Yesterday Australia’s first publicly available Hydrogen refueling station went into operation. Located in the ACT, this is hydrogen station is run by ActewAGL.
For those not familiar with ActewAGL, its a joint venture company that provides utility services in the Australian Capital Territory and south-east New South Wales and is a ACT Government-owned corporation. This means the ACT Government are so desperate for hydrogen to be a reality, they are paying to build out a non-existent refueling network.
Despite the hydrogen refueling station originally being scheduled for opening in December of 2019, the station is only now launching in Q1, 2021. That delay could largely be attributed to the lack of FCEV vehicles in the market. Even today, neither the Toyota Mirai, and Hyndai Nexo Fuel-Cell vehicles are available for consumers to buy.
Despite the number of refueling locations available literally being at 1 right now, the ACT Government has purchased 20 of them, presumably to be seen to be green, purchasing a zero emission vehicle.
The problem with that is just how irresponsible that decision is, using tax payer’s dollars to buy hydrogen vehicles, when there’s far better Electric Vehicle options on the market.
CarAdvice have had a chance to review the Nexo (which doesn’t include purchase price costs). In that review, they reveal the price per kg is $15. Given the 150L tank, the cost of refueling using hydrogen is a massive $90 to reach the maximum range of 666km.
Filling the 150-litre tank from empty will take five minutes and grant you a combined range of 666km. In terms of cost, 150-litres of hydrogen weighs 6kg. The cost at the pump currently is $15 per kg, which results in a full tank from empty costing $90.
While the range of 666km for the vehicle is impressive and a refuel time of , they had to put a massive tank in the car to achieve that. A $90 cost to refuel places this as one of the most expensive vehicles to run.
- $90 Hydrogen refueling / per 666km = 0.135 per km
- $44 Supercharging a Tesla / per 600km = 0.0733 per km ($0.47 per kWh)
Things get even more interesting if we look at charging at home, which attracts a much cheaper rate, particularly if we include off-peak rates, given a majority of EV charging is scheduled to occur overnight.

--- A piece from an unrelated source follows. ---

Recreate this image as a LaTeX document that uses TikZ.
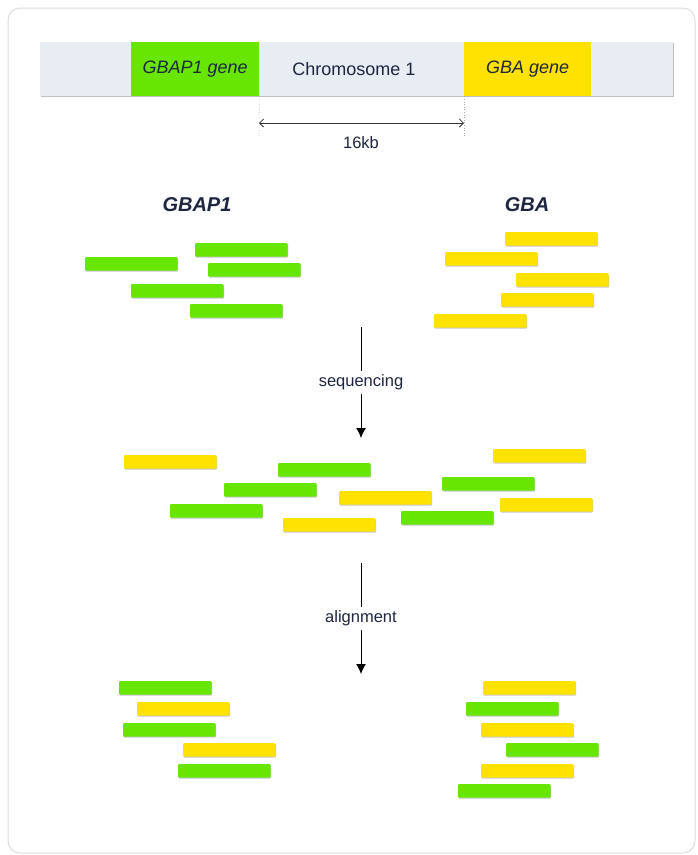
\documentclass[tikz,border=0pt]{standalone}
\usepackage{fontspec}
\setmainfont{Liberation Sans}
\usetikzlibrary{arrows.meta,shadows}
\definecolor{txt}{HTML}{1E2640}
\definecolor{grn}{HTML}{66E600}
\definecolor{ylw}{HTML}{FFE200}
\definecolor{chrom}{HTML}{E8ECF3}
\definecolor{frame}{HTML}{DDDDDD}
\tikzset{
  readbox/.style={anchor=north west, minimum width=92.5pt, minimum height=13.5pt, inner sep=0pt, outer sep=0pt, rounded corners=1pt, drop shadow={shadow xshift=0.5pt, shadow yshift=-1pt, opacity=0.22, fill=black}},
  gr/.style={readbox, fill=grn},
  ye/.style={readbox, fill=ylw},
  lab/.style={text=txt, font=\fontsize{16.5}{18}\selectfont},
  genelab/.style={text=txt, font=\fontsize{18}{20}\selectfont},
  head/.style={text=txt, font=\fontsize{20}{22}\selectfont\bfseries\itshape},
  flow/.style={draw=black, line width=1pt, -{Latex[length=10pt,width=10pt]}},
}
\begin{document}
\begin{tikzpicture}[x=1pt,y=-1pt]
\useasboundingbox (0,0) rectangle (698,855);
\fill[white] (0,0) rectangle (698,855);
\draw[frame, line width=1pt, rounded corners=12pt] (8,8) rectangle (695,853);

% chromosome
\node[anchor=north west, minimum width=633pt, minimum height=54pt, inner sep=0pt, fill=chrom,
  drop shadow={shadow xshift=0.8pt, shadow yshift=-1.2pt, opacity=0.25, fill=black}] (chr) at (40,42) {};
\node[anchor=north west, minimum width=128pt, minimum height=54pt, inner sep=0pt, fill=grn, genelab] (gbap) at (131,42) {\itshape GBAP1 gene};
\node[anchor=north west, minimum width=127pt, minimum height=54pt, inner sep=0pt, fill=ylw, genelab] (gba) at (464,42) {\itshape GBA gene};
\node[genelab] (chrlab) at (354,69) {Chromosome 1};

\coordinate (d1) at (259,137);
\coordinate (d2) at (464,137);
\draw[gray!70, dotted, line width=0.6pt] (gbap.south east) -- (d1);
\draw[gray!70, dotted, line width=0.6pt] (gba.south west) -- (d2);
\coordinate (a1) at (259,123);
\coordinate (a2) at (464,123);
\draw[black!80, line width=0.8pt, {Straight Barb[length=4pt,width=8pt]}-{Straight Barb[length=4pt,width=8pt]}] (a1) -- (a2);
\node[lab] (kb) at (361,143) {16kb};

% headings
\node[head] (h1) at (197,205) {GBAP1};
\node[head] (h2) at (527,205) {GBA};

% top left reads
\node[gr] (t1) at (195,243) {};
\node[gr] (t2) at (85,257) {};
\node[gr] (t3) at (208,263) {};
\node[gr] (t4) at (131,284) {};
\node[gr] (t5) at (190,304) {};
% top right reads
\node[ye] (u1) at (505,232) {};
\node[ye] (u2) at (445,252) {};
\node[ye] (u3) at (516,273) {};
\node[ye] (u4) at (501,293) {};
\node[ye] (u5) at (434,314) {};

% sequencing arrow
\coordinate (s1) at (361,327);
\coordinate (s2) at (361,438);
\draw[flow] (s1) -- (s2) node[midway, fill=white, lab, inner sep=4pt] (seq) {sequencing};

% mixed reads
\node[ye] (m1) at (124,455) {};
\node[gr] (m2) at (278,463) {};
\node[gr] (m3) at (224,483) {};
\node[ye] (m4) at (339,491) {};
\node[gr] (m5) at (170,504) {};
\node[ye] (m6) at (283,518) {};
\node[ye] (m7) at (493,449) {};
\node[gr] (m8) at (442,477) {};
\node[ye] (m9) at (500,498) {};
\node[gr] (m10) at (401,511) {};

% alignment arrow
\coordinate (r1) at (361,563);
\coordinate (r2) at (361,674);
\draw[flow] (r1) -- (r2) node[midway, fill=white, lab, inner sep=4pt] (aln) {alignment};

% aligned left
\node[gr] (b1) at (119,681) {};
\node[ye] (b2) at (137,702) {};
\node[gr] (b3) at (123,723) {};
\node[ye] (b4) at (183,743) {};
\node[gr] (b5) at (178,764) {};
% aligned right
\node[ye] (c1) at (483,681) {};
\node[gr] (c2) at (466,702) {};
\node[ye] (c3) at (481,723) {};
\node[gr] (c4) at (506,743) {};
\node[ye] (c5) at (481,764) {};
\node[gr] (c6) at (458,784) {};
\end{tikzpicture}
\end{document}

- $15.45 Off-peak charging a Tesla at home / 500km range = 0.0309 per km (0.1818kw/h).
Basically the cost of travelling in the Hyundai Nexo, versus a Tesla Model 3, is almost double at Supercharging rates and as we know, there’s not only hundreds of Tesla Superhcarging locations around the country, there’s hundreds more fast chargers from 3rd party networks.
When we consider the Hydrogen versus charging overnight using off-peak electricity prices, it’s almost criminal to consider a Nexo by comparison and that’s before you account for the reduced servicing costs. If Tesla isn’t you’re thing, there’s a growing number of great EVs to choose from and all have similar economic and the same zero-emission story that just beats Hydrogen every day of the week.
There’s no simpler way of saying this than the economics of hydrogen don’t make sense. The lack of infrastructure doesn’t make sense. This attempt by multiple Government bodies to fund Hydrogen is a waste of time, effort and especially money. Instead, Governments should be using this capital to accelerate charging infrastructure for cars that people will actually buy.
The one advantage of a hydrogen vehicle is the refueling time of 3-5 minutes, but that’s easily outweighed by the dramatic inconvenience of having to travel to this location to refuel. If you don’t live or work near this location (99.99% of the population don’t), then a hydrogen car just doesn’t make sense in any way shape or form.